Lee Kim Chew – Last week's three-year jail sentence for Akbar Tandjung, Indonesia's Lower House Speaker and Golkar party chairman, is another new milestone in the country's legal history.
Even as Akbar fights to stay in the saddle – he is appealing against his conviction for corruption – the reformers have claimed yet another sweet victory.
The verdict follows the 15-year jail sentence slapped on Hutomo "Tommy" Mandala Putra, the youngest son of former President Suharto, for masterminding the murder of a judge.
Critics lament that the sentences meted out in both cases were too lenient. But the convictions nurture hopes that reform of the judicial system is on course, even if it is in fits and starts.
The Akbar case, barring an acquittal on his appeal – against charges of misusing state funds to finance Golkar's election campaign in 1999 – signifies important progress since the Suharto years, when wrongdoers in high places went unpunished.
The verdict has altered the power equation in Jakarta, as Akbar has been neutered politically. If he is displaced from Parliament and the party leadership (his rivals will see to that), the seasoned campaigner will be knocked out of the presidential race in 2004.
While this is good news for President Megawati Sukarnoputri – it should improve her chances of re-election – Akbar's downfall could ignite a power struggle in Golkar that could unravel the second-largest party in Parliament. And this could put Ms Megawati's coalition government at risk.
While watching this drama play out, Indonesia's reformers know it is premature to celebrate a rebirth of the country's battered legal system. Reforms will be painfully slow and the zigzagging will continue to befuddle, given the curious turns in Indonesian justice.
Take the recent cases. Central Bank governor Syahril Sabirin was acquitted when the Jakarta High Court overturned the verdict of a district court, which found him guilty of misusing US$80 million from the bank's funds in 1999.
In another case that reeked of bribery, a court ruled that the Indonesian subsidiary of a Canadian insurer, Manulife, was bankrupt even though it was solvent. The ruling was overturned by the Supreme Court only after intense diplomatic pressure from the Canadian government.
In Akbar's case, the court was not interested in finding out the Golkar party's involvement in the 40-billion-rupiah (S$8.4-million) scandal. It reeked of political expediency, because a deeper probe could unsettle Ms Megawati's parliamentary coalition.
Clearly, the erratic quality of Jakarta's justice leaves much to be desired. The Indonesian killers who hacked to death three United Nations aid workers in East Timor got off with light jail sentences.
Six army and police officers accused of involvement in the atrocities in East Timor were acquitted last month. Former East Timorese governor Abilio Soares, who proclaimed himself a scapegoat, got a three-year jail sentence, not the 10 1/2 years the prosecutors demanded.
The questionable verdicts and poor handling of evidence by the prosecution provoked international criticism, which led to renewed demands for the UN to set up an international tribunal.

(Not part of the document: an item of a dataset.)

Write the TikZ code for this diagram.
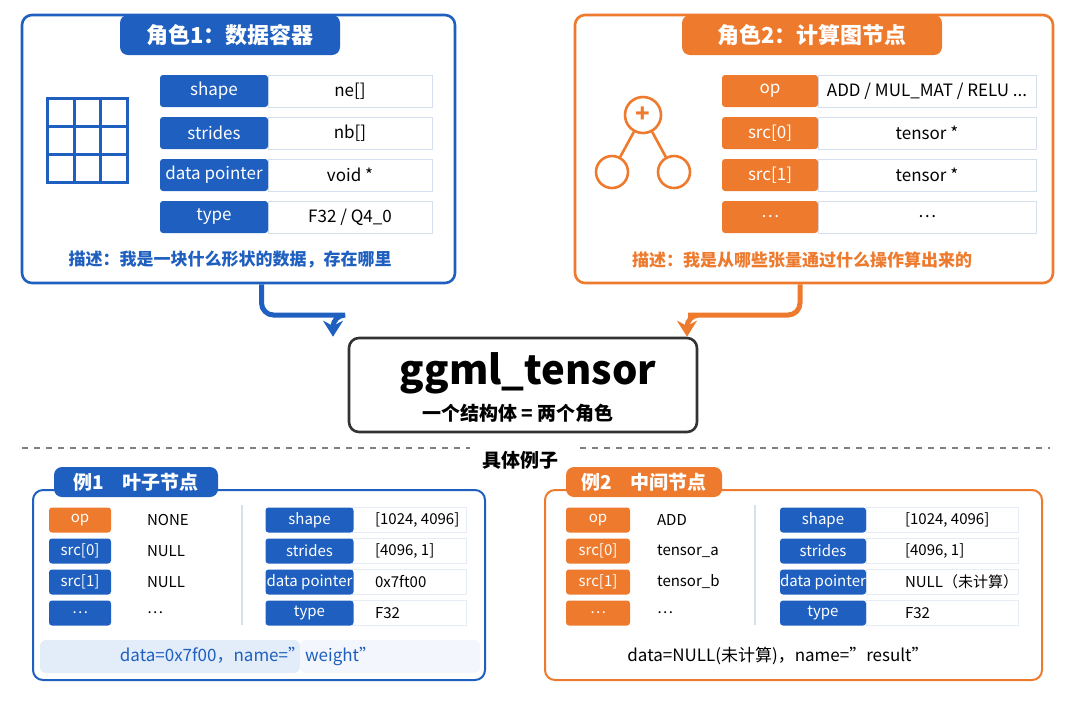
\documentclass[tikz,border=0pt]{standalone}
\usepackage{fontspec}
\setmainfont{Noto Sans CJK SC}
\usetikzlibrary{arrows.meta}
\definecolor{tblue}{HTML}{1E5FBF}
\definecolor{torange}{HTML}{EE7A2E}
\definecolor{lblue}{HTML}{E3EDFA}
\definecolor{cellline}{HTML}{D5DFEE}
\newcommand{\dq}{\symbol{34}}
\tikzset{
  px/.style={x=0.5pt,y=-0.5pt},
  role box/.style={draw=#1,line width=1.3pt,rounded corners=5pt,fill=white},
  role tab/.style={fill=#1,rounded corners=4pt,text=white,font=\fontsize{11}{13}\selectfont\bfseries,inner sep=0pt},
  key/.style={fill=#1,rounded corners=1.5pt,text=white,inner sep=0pt,minimum height=16pt,font=\fontsize{8.5}{10}\selectfont},
  val/.style={draw=cellline,fill=white,inner sep=0pt,minimum height=16pt,font=\fontsize{8.5}{10}\selectfont},
  skey/.style={fill=#1,rounded corners=1.5pt,text=white,inner sep=0pt,minimum height=12.5pt,font=\fontsize{7.5}{9}\selectfont},
  sval/.style={draw=cellline!60,inner sep=0pt,minimum height=12.5pt,font=\fontsize{7.5}{9}\selectfont},
  link/.style={line width=2.5pt,rounded corners=6pt,-{Stealth[length=8pt,width=10pt]}},
}
\begin{document}
\begin{tikzpicture}[px]
\useasboundingbox (0,0) rectangle (1080,720);

% role 1: data container
\node[role box=tblue,minimum width=216.5pt,minimum height=134pt] (role1) at (238.5,149) {};
\node[role tab=tblue,minimum width=110pt,minimum height=20pt] (tab1) at (230,35) {角色1：数据容器};
\draw[tblue,line width=1.5pt] (47,98) rectangle (127,182)
  (47,126) -- (127,126) (47,154) -- (127,154) (74,98) -- (74,182) (100,98) -- (100,182);
\foreach \k/\v/\y [count=\i] in {shape/ne[]/91,strides/nb[]/133,data pointer/void */175,type/{F32 / Q4\_0}/217}{
  \node[val,minimum width=82pt] (v1\i) at (350,\y) {\v};
  \node[key=tblue,minimum width=54pt] (k1\i) at (214,\y) {\k};
}
\node[text=tblue,font=\fontsize{8.5}{10}\selectfont\bfseries] (desc1) at (230,260) {描述：我是一块什么形状的数据，存在哪里};

% role 2: graph node
\node[role box=torange,minimum width=239pt,minimum height=134pt] (role2) at (814,149) {};
\node[role tab=torange,minimum width=130pt,minimum height=20pt] (tab2) at (812,35) {角色2：计算图节点};
\node[draw=torange,line width=1.3pt,circle,minimum size=18pt,inner sep=0pt,text=torange,font=\large\bfseries] (plus) at (643,115) {+};
\node[draw=torange,line width=1.3pt,circle,minimum size=16pt] (lchild) at (612,172) {};
\node[draw=torange,line width=1.3pt,circle,minimum size=16pt] (rchild) at (674,172) {};
\draw[torange,line width=1.3pt] (plus) -- (lchild) (plus) -- (rchild);
\foreach \k/\v/\y [count=\i] in {op/{ADD / MUL\_MAT / RELU ...}/91,src[0]/tensor */133,src[1]/tensor */175,\dots/\dots/217}{
  \node[val,minimum width=109pt] (v2\i) at (927,\y) {\v};
  \node[key=torange,minimum width=48pt] (k2\i) at (770,\y) {\k};
}
\node[text=torange,font=\fontsize{8.5}{10}\selectfont\bfseries] (desc2) at (802,260) {描述：我是从哪些张量通过什么操作算出来的};

% the struct
\node[draw=black!80,line width=1.3pt,rounded corners=5pt,minimum width=174pt,minimum height=47pt] (core) at (523,385) {};
\node[font=\fontsize{20}{24}\selectfont\bfseries] (name) at (528,373) {ggml\_tensor};
\node[font=\fontsize{9.5}{11}\selectfont\bfseries] (sub) at (518,413) {一个结构体 = 两个角色};
\draw[link,tblue] ([xshift=11.5]role1.south) |- (339,315) -| ([xshift=-95]core.north);
\draw[link,torange] ([xshift=-7]role2.south) |- (700,315) -| ([xshift=82]core.north);

% examples
\node[font=\fontsize{9.5}{11}\selectfont\bfseries] (ex) at (520,460) {具体例子};
\draw[gray,dashed,line width=0.6pt] (22,448) -- (470,448) (580,448) -- (1050,448);

\node[role box=tblue,line width=1pt,minimum width=226pt,minimum height=95pt] (ex1) at (259,585) {};
\fill[lblue,rounded corners=3pt] (40,640) rectangle (300,673);
\fill[lblue!45,rounded corners=3pt] (300,640) rectangle (480,673);
\node[role tab=tblue,font=\fontsize{9.5}{11}\selectfont\bfseries,minimum width=82pt,minimum height=15pt] (etab1) at (136,482) {例1\quad 叶子节点};
\draw[cellline,line width=0.8pt] (242,505) -- (242,625);
\node[skey=torange,minimum width=31pt] (a0) at (80,520) {op};
\node[anchor=west,font=\fontsize{7.5}{9}\selectfont] (av0) at (140,520) {NONE};
\foreach \k/\v/\y [count=\i] in {src[0]/NULL/551,src[1]/NULL/582,\dots/\dots/613}{
  \node[skey=tblue,minimum width=31pt] (a\i) at (80,\y) {\k};
  \node[anchor=west,font=\fontsize{7.5}{9}\selectfont] (av\i) at (140,\y) {\v};
}
\foreach \k/\v/\y [count=\i] in {shape/{[1024, 4096]}/520,strides/{[4096, 1]}/551,data pointer/0x7ft00/582,type/F32/613}{
  \node[sval,minimum width=57pt] (bv\i) at (409.5,\y) {};
  \node[anchor=west,font=\fontsize{7.5}{9}\selectfont] at (368,\y) {\v};
  \node[skey=tblue,minimum width=44pt] (b\i) at (309.5,\y) {\k};
}
\node[text=tblue,font=\fontsize{8.5}{10}\selectfont] (note1) at (248,656) {data=0x7f00，name=\dq weight\dq};

\node[role box=torange,line width=1pt,minimum width=248.5pt,minimum height=95pt] (ex2) at (793.5,585) {};
\node[role tab=torange,font=\fontsize{9.5}{11}\selectfont\bfseries,minimum width=78pt,minimum height=15pt] (etab2) at (644,482) {例2\quad 中间节点};
\draw[cellline,line width=0.8pt] (755,505) -- (755,625);
\foreach \k/\v/\y [count=\i] in {op/ADD/520,src[0]/tensor\_a/551,src[1]/tensor\_b/582,\dots/\dots/613}{
  \node[skey=torange,minimum width=32pt] (c\i) at (598,\y) {\k};
  \node[anchor=west,font=\fontsize{7.5}{9}\selectfont] (cv\i) at (650,\y) {\v};
}
\foreach \k/\v/\y [count=\i] in {shape/{[1024, 4096]}/520,strides/{[4096, 1]}/551,data pointer/NULL（未计算）/582,type/F32/613}{
  \node[sval,minimum width=76pt] (dv\i) at (942,\y) {};
  \node[anchor=west,font=\fontsize{7.5}{9}\selectfont] at (898,\y) {\v};
  \node[skey=tblue,minimum width=43pt] (d\i) at (823,\y) {\k};
}
\node[font=\fontsize{8.5}{10}\selectfont] (note2) at (778,656) {data=NULL(未计算)，name=\dq result\dq};
\end{tikzpicture}
\end{document}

The United States State Department complained that Indonesian prosecutors "did not fully use the resources and evidence available to them from the UN and elsewhere in documenting the atrocities that occurred in East Timor".
Human-rights activists say the trials were flawed as the court did not hear enough evidence to do justice to the case. The court's failings will reinforce the views in the US Congress that Indonesia's military is resistant to reforms and does not deserve American aid.
All this is fair criticism, but it will be to no avail because for Jakarta, the East Timor trial is about politics, not justice. Critics overlook the fact that the Indonesians set up the human-rights tribunal reluctantly under international pressure.
East Timor is a particularly sore point for the Indonesian military, which feels it has been put in the dock unfairly by a government that leans on it for political support.
In this set-up, Ms Megawati is hamstrung even if she wants to push for drastic changes. Thus, serious reforms are not on the cards. Changes, if and when they happen, will be in dribs and drabs.
The legal confusion and inconsistencies mirror the current state of Indonesian society and the Megawati administration's uphill drive against corruption.
A weak government, caught between the popular clamour for justice and the political need to make compromises, is bound to vacillate. This breeds distrust in the legal system.
But there are hopeful signs that Indonesia is evolving slowly towards the rule of law. In its current imperfect state, it is unrealistic to expect anything near perfect justice.